• Written exercise: For the copy, please give all of the data again exactly and leave the pictures out.

[START Data block]

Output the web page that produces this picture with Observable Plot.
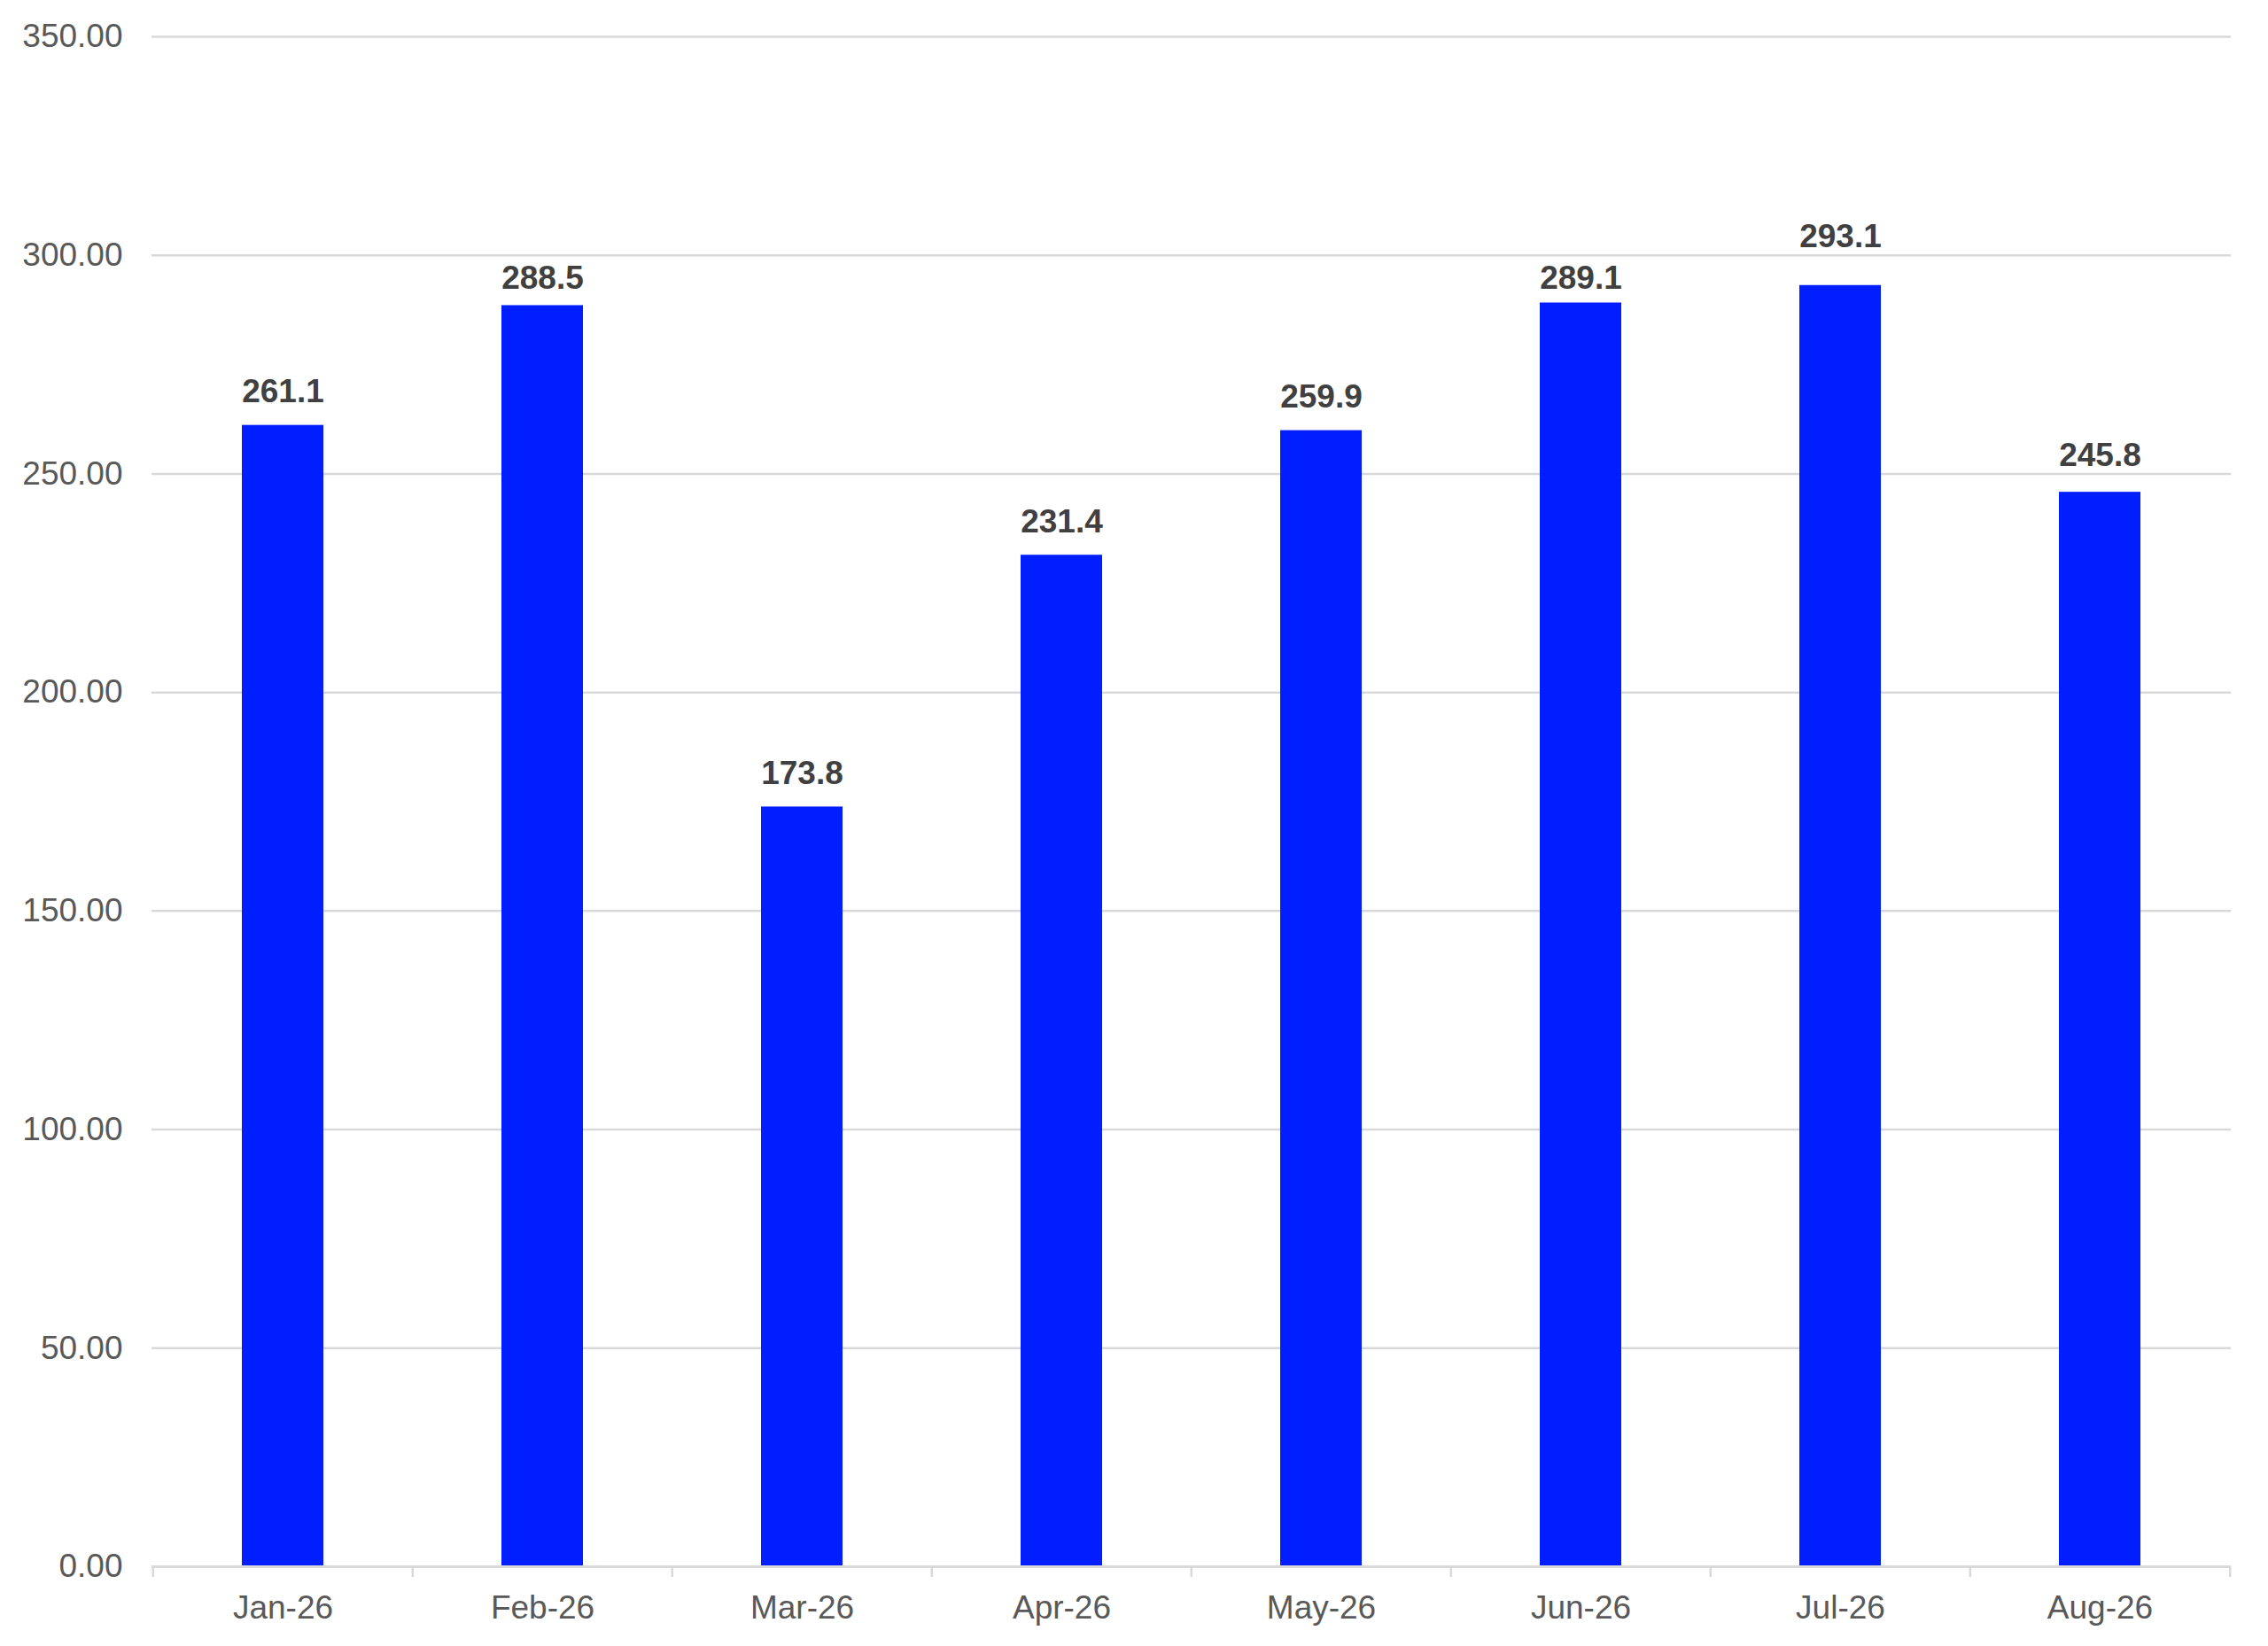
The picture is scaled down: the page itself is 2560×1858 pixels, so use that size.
<!DOCTYPE html>
<html>
<head>
<meta charset="utf-8">
<script src="https://cdn.jsdelivr.net/npm/d3@7"></script>
<script src="https://cdn.jsdelivr.net/npm/@observablehq/plot@0.6"></script>
<style>
  html, body { margin: 0; padding: 0; background: #ffffff; overflow: hidden; }
  #chart svg { display: block; }
</style>
</head>
<body>
<div id="chart"></div>
<script>
const months = ["Jan-26", "Feb-26", "Mar-26", "Apr-26", "May-26", "Jun-26", "Jul-26", "Aug-26"];
const values = [261.1, 288.5, 173.8, 231.4, 259.9, 289.1, 293.1, 245.8];
const yTicks = [0, 50, 100, 150, 200, 250, 300, 350];

const W = 2560, H = 1858;
const mL = 171, mR = 42, mT = 41, mB = 90;
const step = (W - mL - mR) / months.length;
const pxPerUnit = (H - mT - mB) / 350;

// Label placement: baseline sits a fixed gap above the bar; if the label would
// collide with a gridline, it is nudged to the nearer side of that gridline.
const GAP = 26, CAP = 26, CLEAR_ABOVE = 9, CLEAR_BELOW = 12;
function labelBaseline(v) {
  let base = v + GAP / pxPerUnit;                 // baseline in data units
  for (const g of yTicks) {
    const top = base + CAP / pxPerUnit;
    if (g <= top + CLEAR_BELOW / pxPerUnit && g >= base - CLEAR_ABOVE / pxPerUnit) {
      const up = g + CLEAR_ABOVE / pxPerUnit;     // baseline just above gridline
      const down = g - (CAP + CLEAR_BELOW) / pxPerUnit; // cap top just below gridline
      base = (Math.abs(up - base) < Math.abs(down - base) || down < v) ? up : down;
    }
  }
  return base;
}

const data = months.map((m, i) => ({month: m, value: values[i], labelY: labelBaseline(values[i])}));

const chart = Plot.plot({
  width: W,
  height: H,
  marginLeft: mL,
  marginRight: mR,
  marginTop: mT,
  marginBottom: mB,
  style: {fontFamily: "'Liberation Sans', Arial, sans-serif", background: "#ffffff"},
  x: {domain: months, paddingInner: 0.686, paddingOuter: 0.343, align: 0.5},
  y: {domain: [0, 350]},
  marks: [
    Plot.gridY(yTicks, {stroke: "#d9d9d9", strokeOpacity: 1, strokeWidth: 2.5}),
    Plot.barY(data, {x: "month", y: "value", fill: "#001eff"}),
    Plot.ruleY([0], {stroke: "#d9d9d9", strokeWidth: 3}),
    Plot.axisY(yTicks, {tickSize: 0, tickPadding: 33, tickFormat: d3.format(".2f"), fontSize: 37, fill: "#595959", label: null}),
    Plot.axisX({tickSize: 0, tickPadding: 32, fontSize: 37, fill: "#595959", label: null}),
    Plot.axisX({tickSize: 12, text: null, stroke: "#d9d9d9", strokeWidth: 2.5, dx: -step / 2, label: null}),
    Plot.axisX([months[months.length - 1]], {tickSize: 12, text: null, stroke: "#d9d9d9", strokeWidth: 2.5, dx: step / 2, label: null}),
    Plot.text(data, {x: "month", y: "labelY", text: d => d3.format(".1f")(d.value), lineAnchor: "bottom", fontSize: 37, fontWeight: "bold", fill: "#404040"})
  ]
});

document.getElementById("chart").appendChild(chart);
</script>
</body>
</html>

[END Data block]

• Reply to the task:
Output the web page that produces this picture with Observable Plot.
The picture is scaled down: the page itself is 2560×1858 pixels, so use that size.
<!DOCTYPE html>
<html>
<head>
<meta charset="utf-8">
<script src="https://cdn.jsdelivr.net/npm/d3@7"></script>
<script src="https://cdn.jsdelivr.net/npm/@observablehq/plot@0.6"></script>
<style>
  html, body { margin: 0; padding: 0; background: #ffffff; overflow: hidden; }
  #chart svg { display: block; }
</style>
</head>
<body>
<div id="chart"></div>
<script>
const months = ["Jan-26", "Feb-26", "Mar-26", "Apr-26", "May-26", "Jun-26", "Jul-26", "Aug-26"];
const values = [261.1, 288.5, 173.8, 231.4, 259.9, 289.1, 293.1, 245.8];
const yTicks = [0, 50, 100, 150, 200, 250, 300, 350];

const W = 2560, H = 1858;
const mL = 171, mR = 42, mT = 41, mB = 90;
const step = (W - mL - mR) / months.length;
const pxPerUnit = (H - mT - mB) / 350;

// Label placement: baseline sits a fixed gap above the bar; if the label would
// collide with a gridline, it is nudged to the nearer side of that gridline.
const GAP = 26, CAP = 26, CLEAR_ABOVE = 9, CLEAR_BELOW = 12;
function labelBaseline(v) {
  let base = v + GAP / pxPerUnit;                 // baseline in data units
  for (const g of yTicks) {
    const top = base + CAP / pxPerUnit;
    if (g <= top + CLEAR_BELOW / pxPerUnit && g >= base - CLEAR_ABOVE / pxPerUnit) {
      const up = g + CLEAR_ABOVE / pxPerUnit;     // baseline just above gridline
      const down = g - (CAP + CLEAR_BELOW) / pxPerUnit; // cap top just below gridline
      base = (Math.abs(up - base) < Math.abs(down - base) || down < v) ? up : down;
    }
  }
  return base;
}

const data = months.map((m, i) => ({month: m, value: values[i], labelY: labelBaseline(values[i])}));

const chart = Plot.plot({
  width: W,
  height: H,
  marginLeft: mL,
  marginRight: mR,
  marginTop: mT,
  marginBottom: mB,
  style: {fontFamily: "'Liberation Sans', Arial, sans-serif", background: "#ffffff"},
  x: {domain: months, paddingInner: 0.686, paddingOuter: 0.343, align: 0.5},
  y: {domain: [0, 350]},
  marks: [
    Plot.gridY(yTicks, {stroke: "#d9d9d9", strokeOpacity: 1, strokeWidth: 2.5}),
    Plot.barY(data, {x: "month", y: "value", fill: "#001eff"}),
    Plot.ruleY([0], {stroke: "#d9d9d9", strokeWidth: 3}),
    Plot.axisY(yTicks, {tickSize: 0, tickPadding: 33, tickFormat: d3.format(".2f"), fontSize: 37, fill: "#595959", label: null}),
    Plot.axisX({tickSize: 0, tickPadding: 32, fontSize: 37, fill: "#595959", label: null}),
    Plot.axisX({tickSize: 12, text: null, stroke: "#d9d9d9", strokeWidth: 2.5, dx: -step / 2, label: null}),
    Plot.axisX([months[months.length - 1]], {tickSize: 12, text: null, stroke: "#d9d9d9", strokeWidth: 2.5, dx: step / 2, label: null}),
    Plot.text(data, {x: "month", y: "labelY", text: d => d3.format(".1f")(d.value), lineAnchor: "bottom", fontSize: 37, fontWeight: "bold", fill: "#404040"})
  ]
});

document.getElementById("chart").appendChild(chart);
</script>
</body>
</html>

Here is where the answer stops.